THE KINDERGARTEN TEACHER (Nadav Lapid). 116 minutes. Subtitled. Opens Friday (August 14). Rating: NNNNN


Israeli director Nadav Lapid’s melancholic and seductive sophomore feature laments a lost appreciation for art while, like the titular antihero, actively searching through life’s nooks and crannies for something beautiful.

The magnificent Sarit Larry plays Nira, whose interest in her five-year-old pupil Yoav (Avi Shnaidman) is slow-burning, discomforting and tragic. She notices his uncanny ability to freestyle poetry, so she nurtures that gift to ensure Yoav doesn’t lose it to modern-day perils: uninterested parents, pop culture and other kids who just want to play. 

As Nira creeps into Yoav’s life in ever more disturbing ways, she writes down his poetry and passes it off as her own.
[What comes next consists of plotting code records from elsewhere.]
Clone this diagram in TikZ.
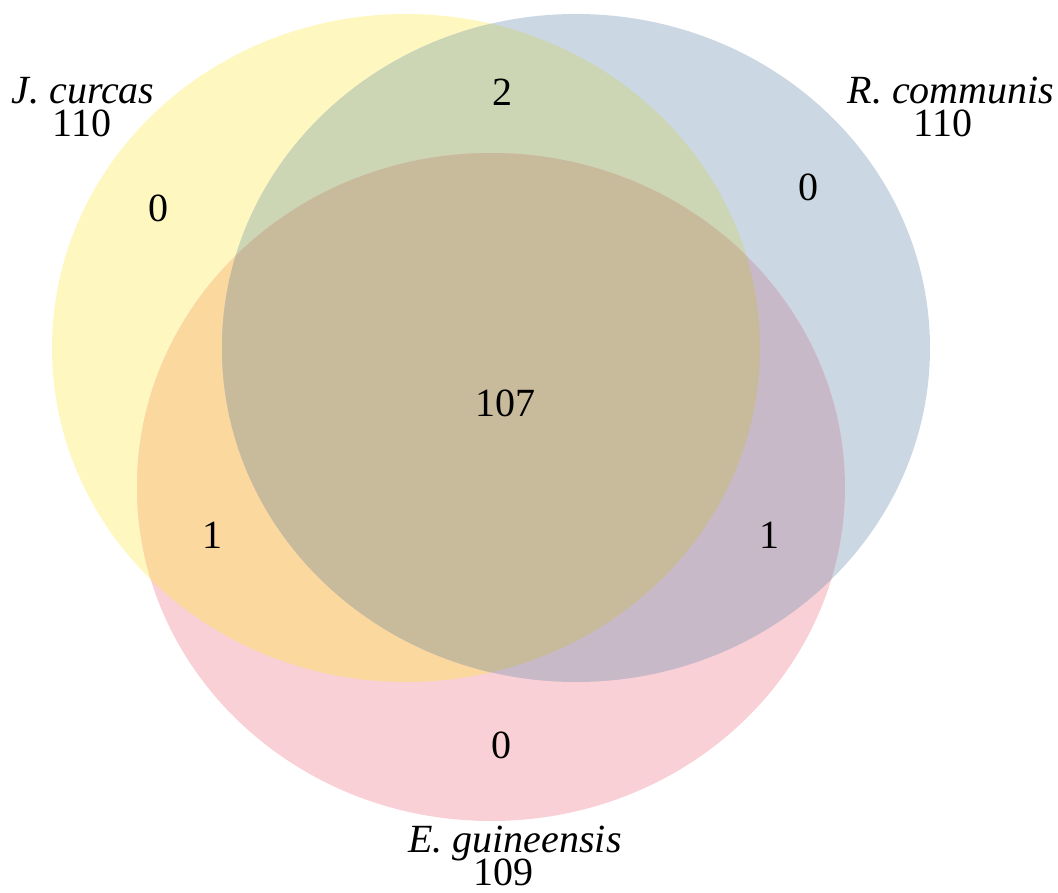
\documentclass[tikz,border=0pt]{standalone}
\usepackage{fontspec}
\setmainfont{Liberation Serif}
\definecolor{ysolo}{RGB}{255,247,192}
\definecolor{bsolo}{RGB}{203,215,226}
\definecolor{psolo}{RGB}{249,208,214}
\definecolor{ybpair}{RGB}{205,214,180}
\definecolor{yppair}{RGB}{251,216,158}
\definecolor{bppair}{RGB}{200,185,200}
\definecolor{ybptrio}{RGB}{200,187,155}
\newcommand\ypath{(406,348) ellipse [x radius=354pt, y radius=334pt]}
\newcommand\bpath{(576,348) ellipse [x radius=354pt, y radius=334pt]}
\newcommand\ppath{(491,487) ellipse [x radius=354pt, y radius=334pt]}
\begin{document}
\begin{tikzpicture}[x=1pt,y=-1pt,
  lbl/.style={font=\fontsize{40}{40}\selectfont, inner sep=0pt, anchor=base,
    text height=0.68em, text depth=0pt},
  setname/.style={font=\fontsize{40}{40}\selectfont\itshape, inner sep=0pt,
    anchor=base, text height=0.7em, text depth=0.1em}]
\useasboundingbox (0,0) rectangle (1058,892);
% single sets
\fill[ysolo] \ypath;
\fill[bsolo] \bpath;
\fill[psolo] \ppath;
% pairwise overlaps
\begin{scope}\clip \ypath; \fill[ybpair] \bpath; \end{scope}
\begin{scope}\clip \ypath; \fill[yppair] \ppath; \end{scope}
\begin{scope}\clip \bpath; \fill[bppair] \ppath; \end{scope}
% triple overlap
\begin{scope}\clip \ypath; \clip \bpath; \fill[ybptrio] \ppath; \end{scope}
% set names and totals
\node[setname] (jc) at (83,103) {J. curcas};
\node[lbl] (jcn) at (82,136) {110};
\node[setname] (rc) at (951,103) {R. communis};
\node[lbl] (rcn) at (943,136) {110};
\node[setname] (eg) at (515,852) {E. guineensis};
\node[lbl] (egn) at (503,885) {109};
% region counts
\node[lbl] (yb) at (502,105) {2};
\node[lbl] (yo) at (158,221) {0};
\node[lbl] (bo) at (808,200) {0};
\node[lbl] (all) at (505,416) {107};
\node[lbl] (yp) at (212,548) {1};
\node[lbl] (bp) at (769,548) {1};
\node[lbl] (po) at (501,758) {0};
\end{tikzpicture}
\end{document}
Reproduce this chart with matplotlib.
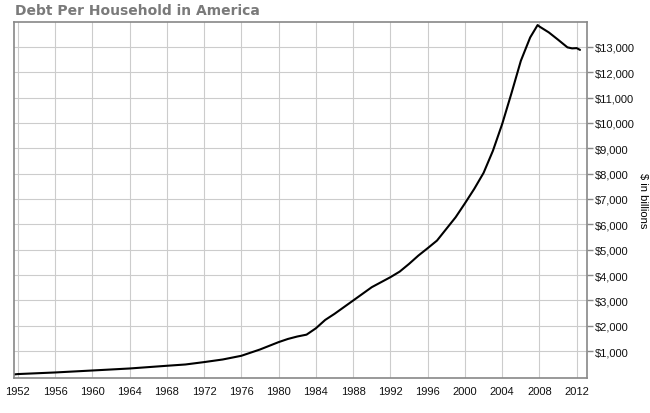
import matplotlib
matplotlib.use("Agg")
import matplotlib.pyplot as plt
from matplotlib.ticker import FuncFormatter

# debt per household
years = [1951.6, 1952, 1956, 1960, 1964, 1968, 1970, 1972, 1974, 1976, 1978,
         1980, 1981, 1982, 1983, 1984, 1985, 1986, 1988, 1990, 1992, 1993,
         1994, 1995, 1996, 1997, 1998, 1999, 2000, 2001, 2002, 2003, 2004,
         2005, 2006, 2007, 2007.8, 2008, 2009, 2010, 2011, 2011.5, 2012,
         2012.35]
debt = [80, 95, 158, 236, 315, 422, 473, 567, 670, 816, 1064,
        1355, 1480, 1576, 1650, 1900, 2230, 2470, 2995, 3522, 3916, 4137,
        4440, 4768, 5060, 5360, 5820, 6280, 6830, 7400, 8030, 8900, 9960,
        11180, 12450, 13370, 13860, 13800, 13570, 13280, 12980, 12940, 12950,
        12880]

xticks = list(range(1952, 2013, 4))
yticks = list(range(1000, 13001, 1000))

fig = plt.figure(figsize=(6.5, 4.14), dpi=100)
ax = fig.add_axes([14/650, 35/414, 573/650, 356/414])

ax.plot(years, debt, color="black", lw=1.5, solid_capstyle="round",
        solid_joinstyle="round")

ax.set_xlim(1951.6, 2013.1)
ax.set_ylim(-60, 13980)
ax.set_xticks(xticks)
ax.set_yticks(yticks)
ax.yaxis.set_major_formatter(FuncFormatter(lambda v, p: "${:,.0f}".format(v)))
ax.yaxis.tick_right()
ax.yaxis.set_label_position("right")

ax.grid(True, color="#cccccc", lw=0.8)
ax.set_axisbelow(True)
for s in ax.spines.values():
    s.set_color("#888888")
    s.set_linewidth(1.2)

ax.tick_params(axis="x", length=0, pad=6, labelsize=8, labelcolor="#111111")
ax.tick_params(axis="y", length=4, width=1, color="#888888", pad=2,
               labelsize=8, labelcolor="#111111")
for lab in ax.get_xticklabels() + ax.get_yticklabels():
    lab.set_family("Liberation Sans")

ax.set_ylabel("$ in billions", rotation=270, labelpad=9, fontsize=8,
              family="Liberation Sans")

fig.text(15/650, 1 - 11/414, "Debt Per Household in America", fontsize=10,
         fontweight="bold", color="#7a7a7a", va="center", ha="left",
         family="DejaVu Sans")

fig.savefig("out.png", dpi=100)
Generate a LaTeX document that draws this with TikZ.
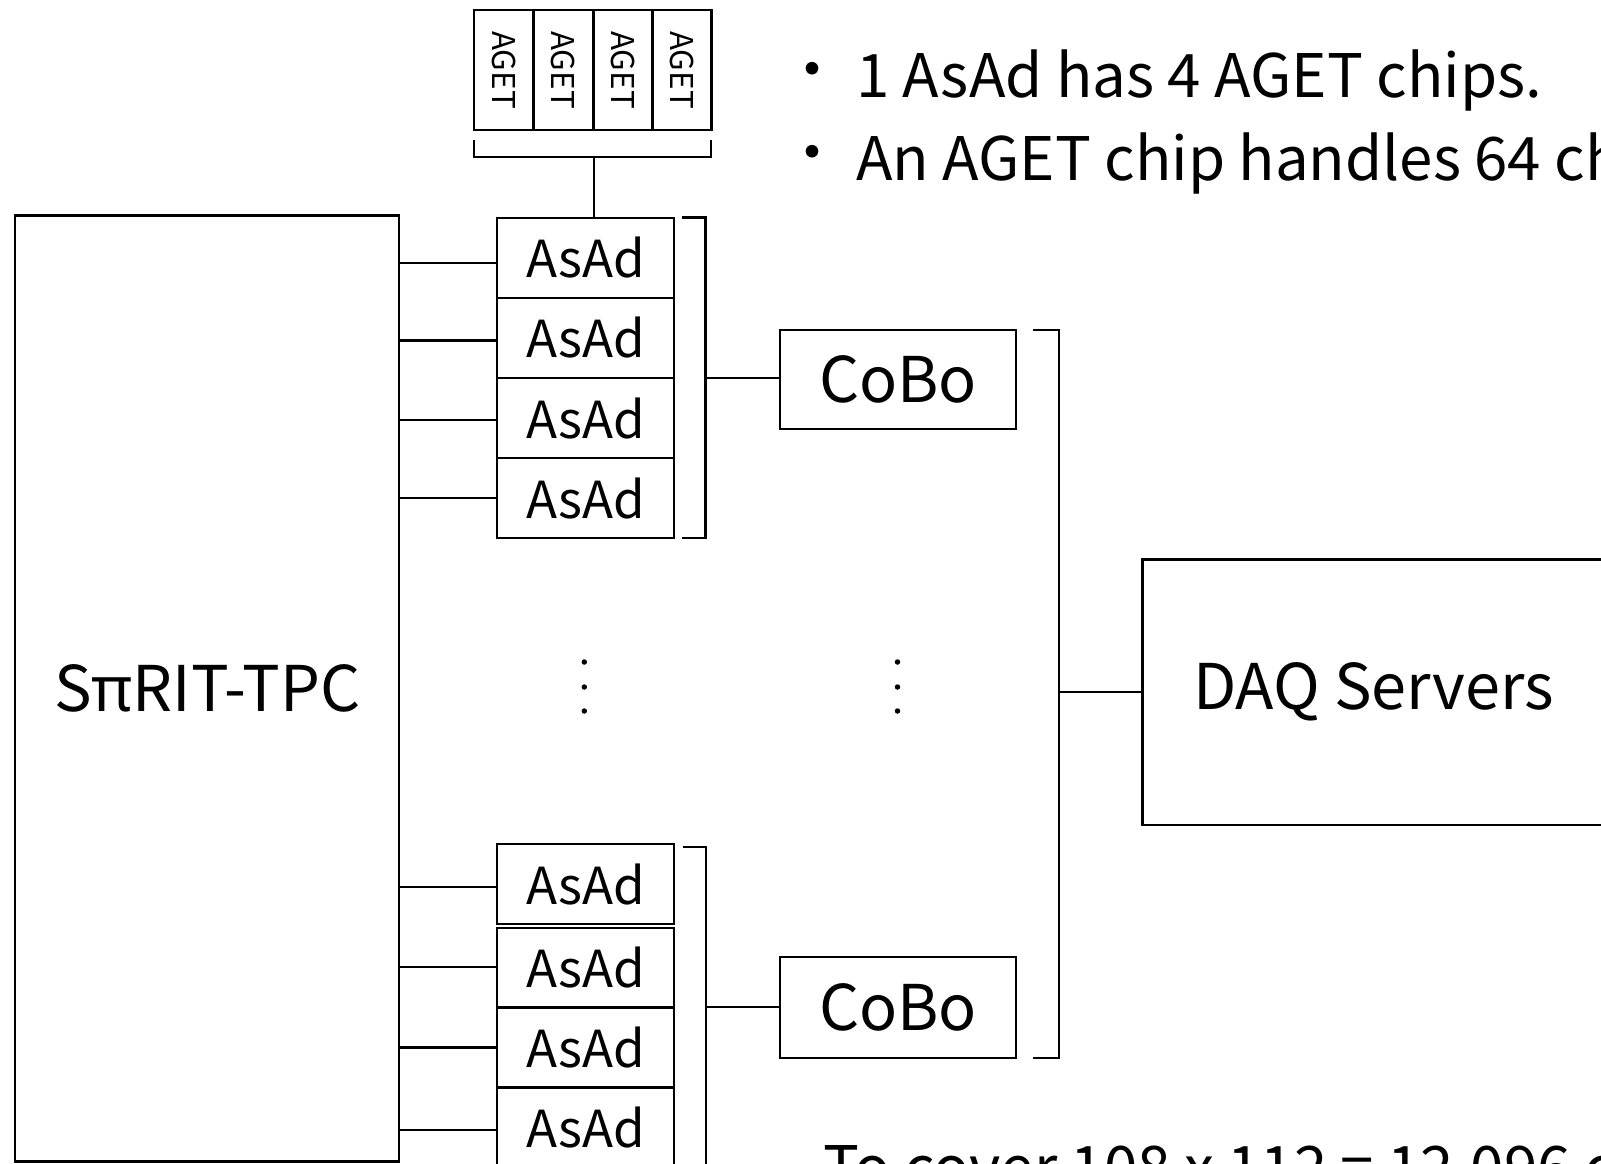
\documentclass[tikz,border=0pt]{standalone}
\usepackage{fontspec}
\setmainfont{Noto Sans CJK KR}
\newfontfamily\grk{Noto Sans}
\newcommand\fBig{\fontsize{63}{64}\selectfont}
\newcommand\fAsAd{\fontsize{51}{52}\selectfont}
\newcommand\fAget{\fontsize{31.4}{32}\selectfont}
\newcommand\fNote{\fontsize{60}{61}\selectfont}
\tikzset{
  box/.style={draw, line width=2.3pt, inner sep=0pt, anchor=center},
  asad/.style={box, minimum width=177pt, minimum height=80pt, font=\fAsAd},
  agetcell/.style={box, minimum width=59.3pt, minimum height=120pt},
  cobo/.style={box, minimum width=236pt, font=\fBig},
  conn/.style={line width=2.3pt},
  dotn/.style={circle, fill, inner sep=0pt, minimum size=5.5pt},
  note/.style={anchor=base west, inner sep=0pt, font=\fNote},
}
\begin{document}
\begin{tikzpicture}[x=1pt,y=-1pt]
\clip (0,0) rectangle (1601,1164);
\fill[white] (0,0) rectangle (1601,1164);

% TPC
\node[box, minimum width=384pt, minimum height=946pt, font=\fBig] (tpc) at (207.3,688.45) {S{\grk π}RIT-TPC};

% AGET chips
\foreach \i/\x in {1/503.7,2/563.3,3/623,4/681.7}{
  \node[agetcell] (g\i) at (\x,70) {};
  \node[rotate=-90, font=\fAget, inner sep=0pt] (gt\i) at (g\i.center) {AGET};
}
\coordinate (gbl) at (474,140);
\coordinate (gbr) at (710.7,140);
\coordinate (gstem) at (594,157);
\draw[conn] (gbl) -- (474,157) -- (710.7,157) -- (gbr);

% top AsAd group
\node[asad] (a1) at (585.5,257.75) {AsAd};
\node[asad] (a2) at (585.5,338) {AsAd};
\node[asad] (a3) at (585.5,418.25) {AsAd};
\node[asad] (a4) at (585.5,498.25) {AsAd};
\draw[conn] (gstem) -- (gstem |- a1.north);

\draw[conn] ([yshift=-5pt]a1.west) -- ([yshift=-5pt]a1.west -| tpc.east);
\draw[conn] ([yshift=-2.5pt]a2.west) -- ([yshift=-2.5pt]a2.west -| tpc.east);
\draw[conn] ([yshift=-1.7pt]a3.west) -- ([yshift=-1.7pt]a3.west -| tpc.east);
\draw[conn] (a4.west) -- (a4.west -| tpc.east);

% bottom AsAd group
\node[asad] (b1) at (585.5,884.3) {AsAd};
\node[asad] (b2) at (585.5,967.7) {AsAd};
\node[asad] (b3) at (585.5,1047.5) {AsAd};
\node[asad] (b4) at (585.5,1127.3) {AsAd};
\draw[conn] ([yshift=-3pt]b1.west) -- ([yshift=-3pt]b1.west -| tpc.east);
\draw[conn] ([yshift=1pt]b2.west) -- ([yshift=1pt]b2.west -| tpc.east);
\draw[conn] (b3.west) -- (b3.west -| tpc.east);
\draw[conn] ([yshift=-3pt]b4.west) -- ([yshift=-3pt]b4.west -| tpc.east);

% CoBo boxes
\node[cobo, minimum height=99pt] (c1) at (898,379.5) {CoBo};
\node[cobo, minimum height=101pt] (c2) at (898,1007.5) {CoBo};

% AsAd -> CoBo brackets
\coordinate (k1t) at (682,217.5);
\coordinate (k1b) at (682,538);
\coordinate (k1s) at (705.6,378);
\draw[conn] (k1t) -- (705.6,217.5) -- (705.6,538) -- (k1b);
\draw[conn] (k1s) -- (k1s -| c1.west);

\coordinate (k2t) at (683,846.7);
\coordinate (k2s) at (705.7,1006.7);
\draw[conn] (k2t) -- (705.7,846.7) -- (705.7,1200);
\draw[conn] (k2s) -- (k2s -| c2.west);

% DAQ
\node[box, minimum width=461.8pt, minimum height=265.5pt, font=\fBig] (daq) at (1373.5,692.25) {DAQ Servers};
\coordinate (k3t) at (1033,330);
\coordinate (k3b) at (1033,1058);
\coordinate (k3s) at (1059,692);
\draw[conn] (k3t) -- (1059,330) -- (1059,1058) -- (k3b);
\draw[conn] (k3s) -- (k3s -| daq.west);

% ellipsis dots
\foreach \y [count=\j] in {662,687,711}{
  \node[dotn] (da\j) at (584.3,\y) {};
  \node[dotn] (dc\j) at (897.5,\y) {};
}

% notes
\node[font=\fNote, inner sep=0pt] (bul1) at (812,76.6) {・};
\node[font=\fNote, inner sep=0pt] (bul2) at (812,160) {・};
\node[note] (n1) at (856,97) {1 AsAd has 4 AGET chips.};
\node[note] (n2) at (856,180) {An AGET chip handles 64 channels.};
\node[note] (n3) at (823,1189.5) {To cover 108 x 112 = 12,096 channels};
\end{tikzpicture}
\end{document}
Their relationship edges toward victim-and-predator, but bubbling beneath the troubling educational methods is a complicated conversation about art and the audience. What constitutes poetry and how we observe, translate, obsess over and manipulate it?

Lapid winks at our own currency in this transaction in the opening shot, when a character watching a crass talk show bumps the camera and looks back at us as if to say, “Oh, you’re here too.”

The film breaks the fourth wall only one other time before the precise, hypnotic camera work finds its way into the most telling places without calling attention to itself. It would be a crime not to appreciate such mastery.